Yesterday, Chirac’s support for Hollande was all but confirmed when his friend and ghostwriter Jean-Luc Barré said last year’s remarks were no joke.

Le Figaro, which is close to the UMP, then revealed that Chirac had privately told it of his support for Hollande, whom he described as “a statesman” in his memoir last year. Chirac’s wife Bernadette has been campaigning for Sarkozy, but Le Figaro reports she is the only member of the family who is sticking with him.

Chirac has always resented Sarkozy for not supporting him in the 1995 election (which he won). Now he seems to have chosen his moment for revenge.

Love and marriage take two

Sarkozy is not the only candidate being interrogated about his views on the family. At a QA session, it was pointed out to François Hollande that he never married the father of his four children, Ségolène Royal, nor his current partner, the journalist Valérie Trierweiler.

“Do you have something against marriage?” a member of the public asked. “Not at all,” Hollande replied with a smile. “I don’t rule anything out in that regard, but it’s a question that concerns Valérie and I.”

Others have firmer views.
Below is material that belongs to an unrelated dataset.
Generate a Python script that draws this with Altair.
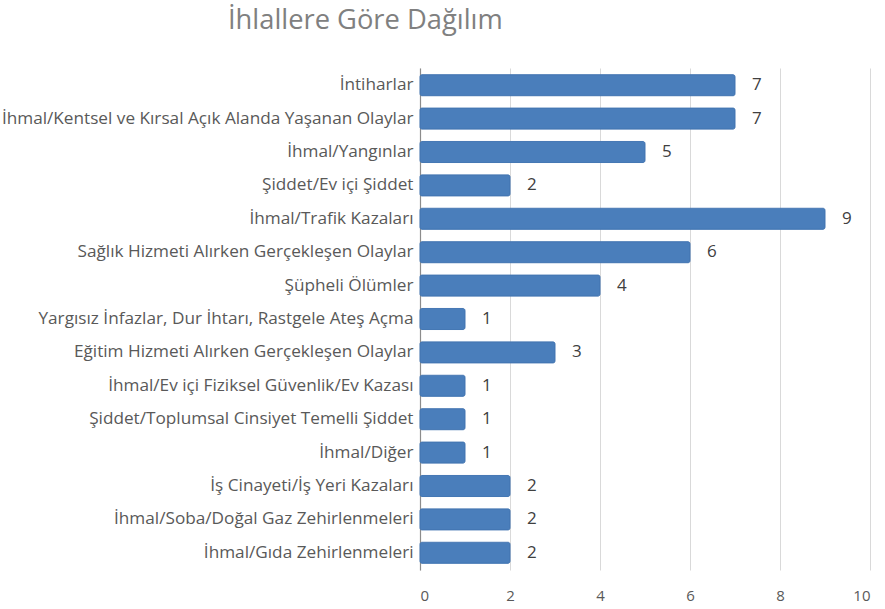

Asked a similar question, Nathalie Arthaud, the teacher who is standing for the communist Lutte Ouvrière, said: “I think marriage is a bourgeois institution.”

Candidates on the couch

For a lesson in the pointlessness of asking politicians about their cultural tastes and expecting them not to calibrate their answers for political effect, take a look at Le Parisien’s survey of candidates’ favourite TV shows.

The implausible-sounding choice from both Sarkozy and Hollande was The Voice (popular), the National Front’s Marine Le Pen opted for the crime show Faites Entrer l’Accusé (law and order), the centrist François Bayrou went for rugby (his heartland is the southwest) and Eva Joly ) of the Greens selected the series Le Juge est une Femme.

Joly, if you hadn’t already guessed it, is a retired judge.